┌─ Records for the exercise

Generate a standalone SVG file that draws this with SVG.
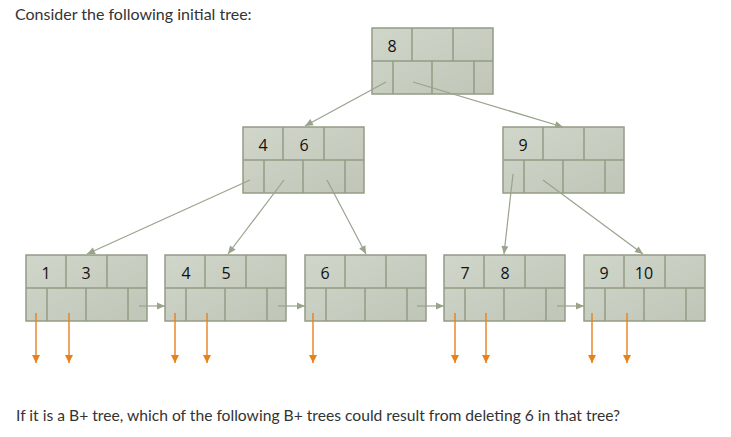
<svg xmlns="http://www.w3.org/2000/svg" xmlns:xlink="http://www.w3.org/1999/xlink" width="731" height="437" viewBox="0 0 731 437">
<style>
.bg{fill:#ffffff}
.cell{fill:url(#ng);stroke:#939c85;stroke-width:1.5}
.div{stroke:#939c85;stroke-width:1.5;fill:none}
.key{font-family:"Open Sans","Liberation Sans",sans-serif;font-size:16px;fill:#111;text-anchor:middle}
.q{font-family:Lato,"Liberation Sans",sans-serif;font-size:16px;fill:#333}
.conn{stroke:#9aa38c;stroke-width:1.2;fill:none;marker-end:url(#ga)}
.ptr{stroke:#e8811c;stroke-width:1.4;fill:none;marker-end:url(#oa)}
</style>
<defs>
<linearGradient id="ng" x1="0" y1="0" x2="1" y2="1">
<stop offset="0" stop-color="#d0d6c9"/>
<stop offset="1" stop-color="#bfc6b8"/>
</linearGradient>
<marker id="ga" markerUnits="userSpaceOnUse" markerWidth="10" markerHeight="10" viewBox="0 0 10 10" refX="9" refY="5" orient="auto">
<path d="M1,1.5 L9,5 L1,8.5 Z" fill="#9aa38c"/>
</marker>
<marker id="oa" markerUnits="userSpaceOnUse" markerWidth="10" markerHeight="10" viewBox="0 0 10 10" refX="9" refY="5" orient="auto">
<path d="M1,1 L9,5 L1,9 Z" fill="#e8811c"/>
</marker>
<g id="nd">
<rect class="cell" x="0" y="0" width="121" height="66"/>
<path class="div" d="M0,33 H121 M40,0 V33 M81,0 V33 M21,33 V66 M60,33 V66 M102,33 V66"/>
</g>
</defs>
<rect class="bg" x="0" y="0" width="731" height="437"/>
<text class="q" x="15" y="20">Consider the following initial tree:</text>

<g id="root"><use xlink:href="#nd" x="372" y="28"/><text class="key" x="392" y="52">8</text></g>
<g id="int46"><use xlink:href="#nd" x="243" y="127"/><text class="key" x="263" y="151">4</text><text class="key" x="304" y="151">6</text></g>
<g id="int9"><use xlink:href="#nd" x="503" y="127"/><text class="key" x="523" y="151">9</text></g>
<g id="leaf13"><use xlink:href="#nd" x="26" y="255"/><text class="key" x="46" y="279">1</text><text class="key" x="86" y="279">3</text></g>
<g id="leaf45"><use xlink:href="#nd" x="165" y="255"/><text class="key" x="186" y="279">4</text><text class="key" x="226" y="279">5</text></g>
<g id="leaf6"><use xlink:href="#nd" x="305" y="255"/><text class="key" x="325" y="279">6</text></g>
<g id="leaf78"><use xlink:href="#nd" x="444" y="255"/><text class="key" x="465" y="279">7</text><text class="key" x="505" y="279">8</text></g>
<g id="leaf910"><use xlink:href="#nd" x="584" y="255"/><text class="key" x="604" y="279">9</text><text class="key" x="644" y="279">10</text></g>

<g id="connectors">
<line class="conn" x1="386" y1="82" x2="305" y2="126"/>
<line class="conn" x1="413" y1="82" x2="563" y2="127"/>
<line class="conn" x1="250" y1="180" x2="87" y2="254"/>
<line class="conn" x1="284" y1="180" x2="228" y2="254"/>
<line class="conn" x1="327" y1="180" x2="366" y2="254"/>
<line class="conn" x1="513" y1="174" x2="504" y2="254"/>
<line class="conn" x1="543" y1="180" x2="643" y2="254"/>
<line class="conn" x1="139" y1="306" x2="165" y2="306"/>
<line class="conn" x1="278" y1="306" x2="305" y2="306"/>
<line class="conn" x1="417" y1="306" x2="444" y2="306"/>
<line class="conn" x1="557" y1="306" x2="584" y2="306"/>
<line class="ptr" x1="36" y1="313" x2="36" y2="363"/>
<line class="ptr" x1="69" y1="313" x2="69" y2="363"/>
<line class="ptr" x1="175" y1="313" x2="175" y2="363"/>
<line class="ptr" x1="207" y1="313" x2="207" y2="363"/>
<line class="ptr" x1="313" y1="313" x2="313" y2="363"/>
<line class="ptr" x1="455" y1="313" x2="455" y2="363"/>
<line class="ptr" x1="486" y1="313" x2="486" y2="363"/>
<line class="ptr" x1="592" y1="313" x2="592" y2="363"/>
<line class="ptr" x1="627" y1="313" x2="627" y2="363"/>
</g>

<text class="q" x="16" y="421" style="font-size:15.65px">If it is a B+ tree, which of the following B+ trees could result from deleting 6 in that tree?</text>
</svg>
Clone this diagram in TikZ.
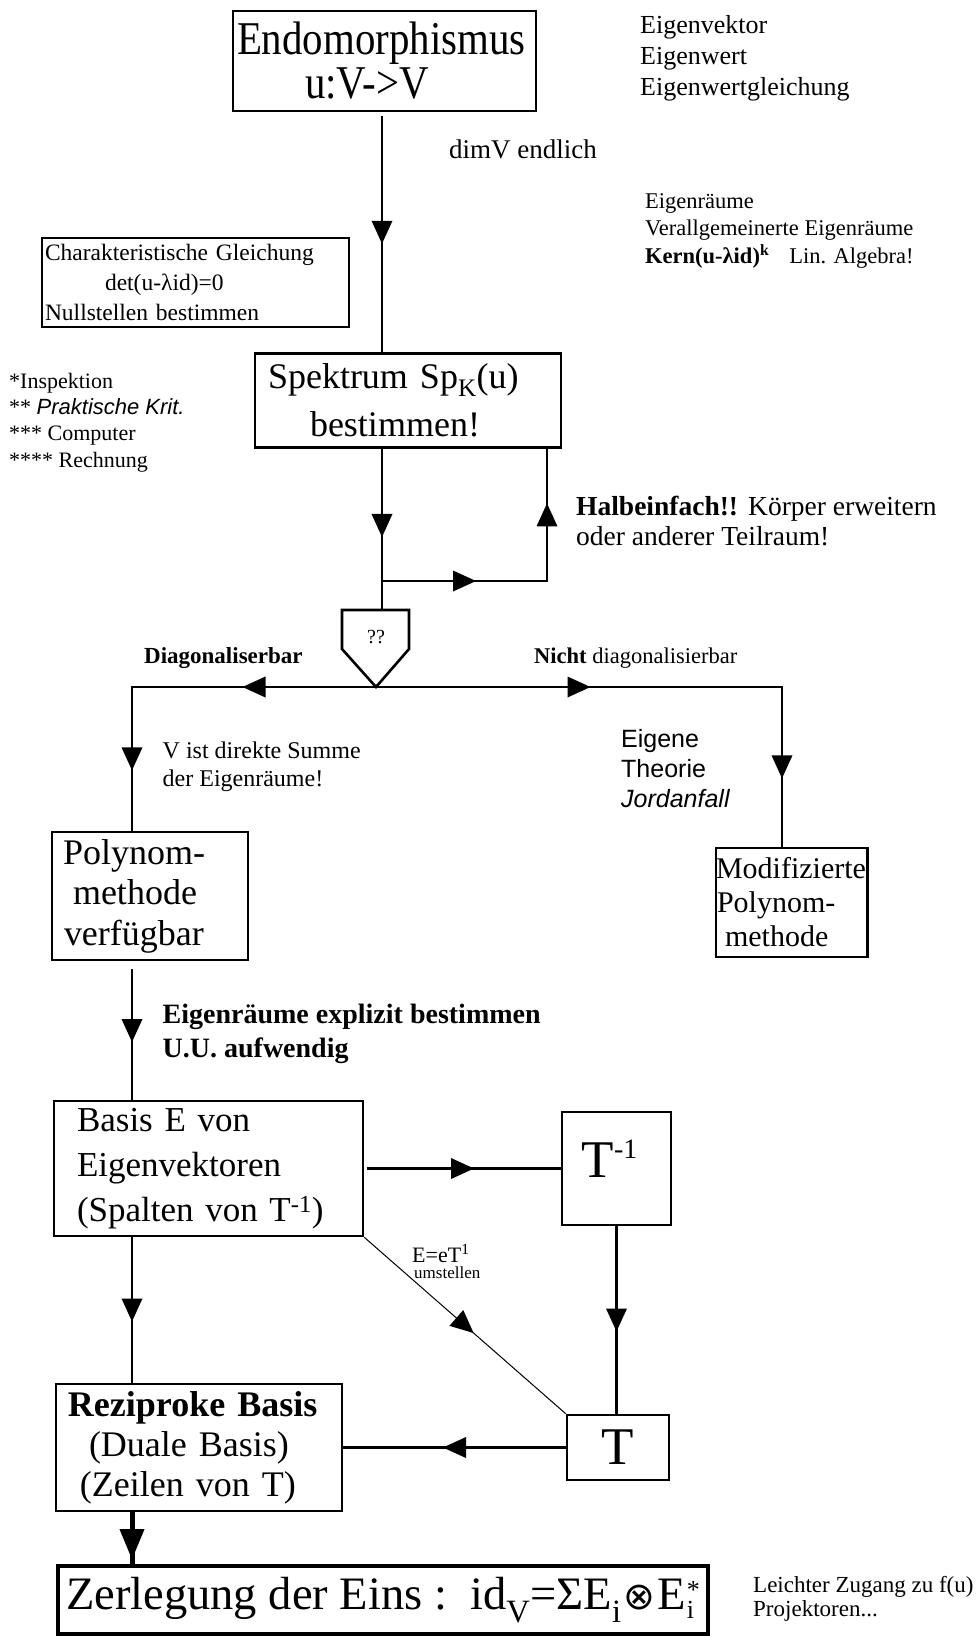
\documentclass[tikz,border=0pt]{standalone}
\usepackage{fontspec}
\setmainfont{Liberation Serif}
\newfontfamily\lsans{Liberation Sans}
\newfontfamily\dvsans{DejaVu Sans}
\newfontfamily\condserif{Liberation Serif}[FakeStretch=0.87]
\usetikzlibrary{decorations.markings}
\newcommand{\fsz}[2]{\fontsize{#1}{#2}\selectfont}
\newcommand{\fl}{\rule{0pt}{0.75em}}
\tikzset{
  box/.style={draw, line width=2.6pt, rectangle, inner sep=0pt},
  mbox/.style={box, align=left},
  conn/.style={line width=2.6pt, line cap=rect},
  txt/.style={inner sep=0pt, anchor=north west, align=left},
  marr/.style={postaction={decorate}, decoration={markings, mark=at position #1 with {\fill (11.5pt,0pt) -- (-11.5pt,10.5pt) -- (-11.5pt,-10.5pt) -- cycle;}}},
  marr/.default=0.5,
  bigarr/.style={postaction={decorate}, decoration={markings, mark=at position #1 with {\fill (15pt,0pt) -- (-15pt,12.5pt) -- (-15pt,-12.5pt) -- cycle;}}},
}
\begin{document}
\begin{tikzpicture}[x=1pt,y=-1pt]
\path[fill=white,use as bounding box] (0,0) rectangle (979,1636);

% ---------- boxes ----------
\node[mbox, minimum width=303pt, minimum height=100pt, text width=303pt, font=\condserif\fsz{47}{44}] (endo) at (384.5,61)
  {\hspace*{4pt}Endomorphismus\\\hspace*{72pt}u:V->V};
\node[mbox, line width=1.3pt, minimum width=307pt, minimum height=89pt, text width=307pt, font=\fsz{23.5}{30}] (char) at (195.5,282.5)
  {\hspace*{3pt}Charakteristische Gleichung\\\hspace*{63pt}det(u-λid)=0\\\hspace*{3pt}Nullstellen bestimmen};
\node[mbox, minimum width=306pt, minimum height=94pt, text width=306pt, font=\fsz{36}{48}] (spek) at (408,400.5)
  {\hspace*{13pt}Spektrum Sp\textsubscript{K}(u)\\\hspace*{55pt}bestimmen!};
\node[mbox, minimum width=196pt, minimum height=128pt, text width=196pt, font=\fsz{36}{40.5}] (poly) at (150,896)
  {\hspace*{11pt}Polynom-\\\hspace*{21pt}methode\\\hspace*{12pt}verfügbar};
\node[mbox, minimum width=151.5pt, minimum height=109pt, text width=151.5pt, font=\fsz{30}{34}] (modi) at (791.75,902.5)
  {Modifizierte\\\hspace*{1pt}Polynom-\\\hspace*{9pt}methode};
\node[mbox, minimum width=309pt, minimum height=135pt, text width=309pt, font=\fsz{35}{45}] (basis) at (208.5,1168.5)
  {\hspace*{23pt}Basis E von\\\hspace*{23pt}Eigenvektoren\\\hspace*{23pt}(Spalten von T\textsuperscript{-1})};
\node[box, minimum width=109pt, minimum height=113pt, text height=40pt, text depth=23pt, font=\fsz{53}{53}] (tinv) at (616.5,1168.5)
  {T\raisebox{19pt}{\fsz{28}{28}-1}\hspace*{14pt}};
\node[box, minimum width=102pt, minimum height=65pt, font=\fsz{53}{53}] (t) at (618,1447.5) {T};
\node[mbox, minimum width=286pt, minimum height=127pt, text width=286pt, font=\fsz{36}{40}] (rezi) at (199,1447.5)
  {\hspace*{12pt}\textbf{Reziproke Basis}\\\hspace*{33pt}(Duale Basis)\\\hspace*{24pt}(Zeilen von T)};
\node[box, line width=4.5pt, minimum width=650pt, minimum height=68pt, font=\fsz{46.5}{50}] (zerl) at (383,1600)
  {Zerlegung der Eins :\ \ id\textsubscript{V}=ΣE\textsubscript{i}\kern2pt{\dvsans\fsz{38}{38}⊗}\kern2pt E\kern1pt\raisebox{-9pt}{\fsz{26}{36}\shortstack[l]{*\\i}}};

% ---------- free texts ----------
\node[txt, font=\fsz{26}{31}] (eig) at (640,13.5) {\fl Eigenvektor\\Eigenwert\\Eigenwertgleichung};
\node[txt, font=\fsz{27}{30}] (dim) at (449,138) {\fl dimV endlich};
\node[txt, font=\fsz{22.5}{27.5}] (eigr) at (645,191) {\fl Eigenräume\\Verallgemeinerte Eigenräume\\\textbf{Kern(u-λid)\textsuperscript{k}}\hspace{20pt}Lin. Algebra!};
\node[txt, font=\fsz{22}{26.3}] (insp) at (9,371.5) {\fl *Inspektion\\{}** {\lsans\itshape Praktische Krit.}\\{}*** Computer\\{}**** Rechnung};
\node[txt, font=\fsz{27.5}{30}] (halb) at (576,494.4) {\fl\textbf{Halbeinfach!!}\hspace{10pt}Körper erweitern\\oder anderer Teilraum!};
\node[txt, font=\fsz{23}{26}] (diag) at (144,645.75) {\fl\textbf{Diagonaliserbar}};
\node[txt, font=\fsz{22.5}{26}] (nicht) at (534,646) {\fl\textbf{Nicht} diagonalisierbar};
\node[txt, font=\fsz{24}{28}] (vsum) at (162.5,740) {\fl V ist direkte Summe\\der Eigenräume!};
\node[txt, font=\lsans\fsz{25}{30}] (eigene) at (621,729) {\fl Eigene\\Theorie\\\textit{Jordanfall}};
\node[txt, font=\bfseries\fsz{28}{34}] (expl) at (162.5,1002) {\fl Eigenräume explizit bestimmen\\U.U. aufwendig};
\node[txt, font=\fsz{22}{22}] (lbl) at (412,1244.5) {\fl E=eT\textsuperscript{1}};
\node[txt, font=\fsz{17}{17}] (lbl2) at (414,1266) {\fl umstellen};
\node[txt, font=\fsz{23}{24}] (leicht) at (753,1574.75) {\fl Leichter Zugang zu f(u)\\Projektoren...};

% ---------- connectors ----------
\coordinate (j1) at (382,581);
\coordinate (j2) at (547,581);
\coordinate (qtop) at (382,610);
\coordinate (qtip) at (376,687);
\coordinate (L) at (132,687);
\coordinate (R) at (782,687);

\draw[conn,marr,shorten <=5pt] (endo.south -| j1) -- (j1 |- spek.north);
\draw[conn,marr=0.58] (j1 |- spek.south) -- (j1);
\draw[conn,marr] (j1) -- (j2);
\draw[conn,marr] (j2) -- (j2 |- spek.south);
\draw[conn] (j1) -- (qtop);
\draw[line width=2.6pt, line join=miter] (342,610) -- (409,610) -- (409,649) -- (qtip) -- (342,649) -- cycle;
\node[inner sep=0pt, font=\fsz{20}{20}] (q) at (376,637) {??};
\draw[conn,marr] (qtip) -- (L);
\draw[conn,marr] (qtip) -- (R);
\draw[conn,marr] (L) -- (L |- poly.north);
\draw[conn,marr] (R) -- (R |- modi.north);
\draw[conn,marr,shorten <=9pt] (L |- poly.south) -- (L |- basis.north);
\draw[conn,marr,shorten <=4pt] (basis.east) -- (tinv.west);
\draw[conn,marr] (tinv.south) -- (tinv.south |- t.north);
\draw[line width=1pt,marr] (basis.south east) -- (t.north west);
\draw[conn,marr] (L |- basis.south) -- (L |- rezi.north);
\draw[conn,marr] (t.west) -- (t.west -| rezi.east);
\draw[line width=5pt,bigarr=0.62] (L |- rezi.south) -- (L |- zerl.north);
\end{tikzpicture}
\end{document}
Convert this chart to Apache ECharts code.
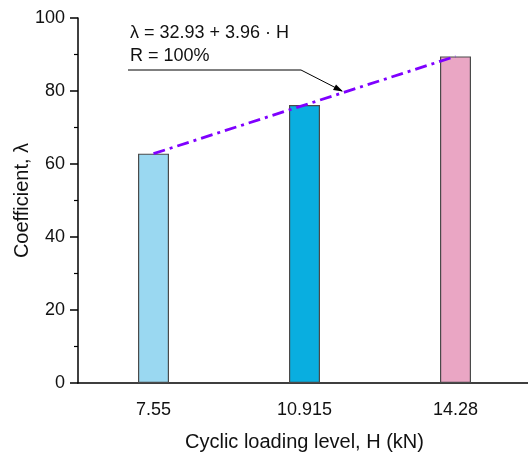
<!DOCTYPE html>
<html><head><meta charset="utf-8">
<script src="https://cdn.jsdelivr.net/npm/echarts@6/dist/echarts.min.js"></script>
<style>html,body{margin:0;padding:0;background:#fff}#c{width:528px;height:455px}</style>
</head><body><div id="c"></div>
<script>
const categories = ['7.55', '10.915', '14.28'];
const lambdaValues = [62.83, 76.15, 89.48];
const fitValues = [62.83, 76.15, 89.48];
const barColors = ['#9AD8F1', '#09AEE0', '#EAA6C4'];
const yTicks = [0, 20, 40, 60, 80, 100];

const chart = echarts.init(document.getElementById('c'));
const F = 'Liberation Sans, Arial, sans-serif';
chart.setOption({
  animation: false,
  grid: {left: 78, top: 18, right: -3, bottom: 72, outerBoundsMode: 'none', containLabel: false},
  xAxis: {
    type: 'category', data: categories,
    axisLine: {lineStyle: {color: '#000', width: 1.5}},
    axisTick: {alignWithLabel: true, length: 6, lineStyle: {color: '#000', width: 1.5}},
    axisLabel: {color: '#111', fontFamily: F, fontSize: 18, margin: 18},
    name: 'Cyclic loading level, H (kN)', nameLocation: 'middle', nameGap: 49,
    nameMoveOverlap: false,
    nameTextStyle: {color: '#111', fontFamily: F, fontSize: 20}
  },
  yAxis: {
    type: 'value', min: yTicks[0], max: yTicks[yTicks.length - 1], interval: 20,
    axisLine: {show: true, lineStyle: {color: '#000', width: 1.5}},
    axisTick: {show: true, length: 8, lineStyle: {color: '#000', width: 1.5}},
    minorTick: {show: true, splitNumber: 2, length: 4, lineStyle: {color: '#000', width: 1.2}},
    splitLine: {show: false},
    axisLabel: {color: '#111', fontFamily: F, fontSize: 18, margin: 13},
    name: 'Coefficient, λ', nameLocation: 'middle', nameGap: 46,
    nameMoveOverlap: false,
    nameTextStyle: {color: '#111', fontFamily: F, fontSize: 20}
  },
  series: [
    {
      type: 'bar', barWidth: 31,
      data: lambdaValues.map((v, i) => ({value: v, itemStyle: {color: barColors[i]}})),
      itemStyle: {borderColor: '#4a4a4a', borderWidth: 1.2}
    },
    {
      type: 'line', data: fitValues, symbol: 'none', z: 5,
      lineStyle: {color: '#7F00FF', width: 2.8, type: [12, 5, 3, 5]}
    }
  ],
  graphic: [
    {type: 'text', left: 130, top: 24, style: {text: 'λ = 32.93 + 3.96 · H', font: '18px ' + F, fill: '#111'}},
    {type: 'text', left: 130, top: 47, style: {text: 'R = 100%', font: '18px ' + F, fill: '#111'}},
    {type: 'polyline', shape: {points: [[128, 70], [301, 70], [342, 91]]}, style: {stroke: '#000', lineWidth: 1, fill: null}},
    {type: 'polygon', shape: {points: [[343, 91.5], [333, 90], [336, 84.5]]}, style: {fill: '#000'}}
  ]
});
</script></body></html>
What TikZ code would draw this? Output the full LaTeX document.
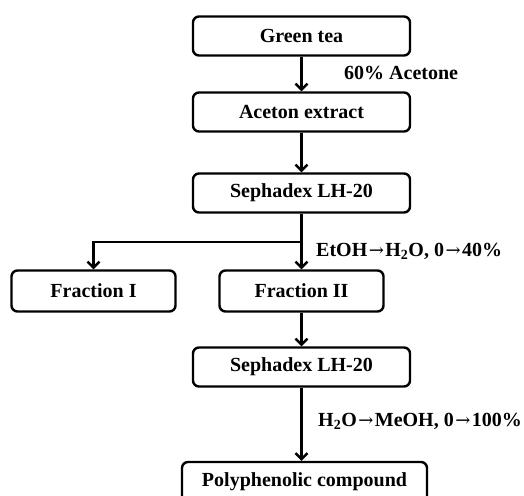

└─

Brief
Count how many lines contain "standalone" and give only that count.

Answer for this exercise
2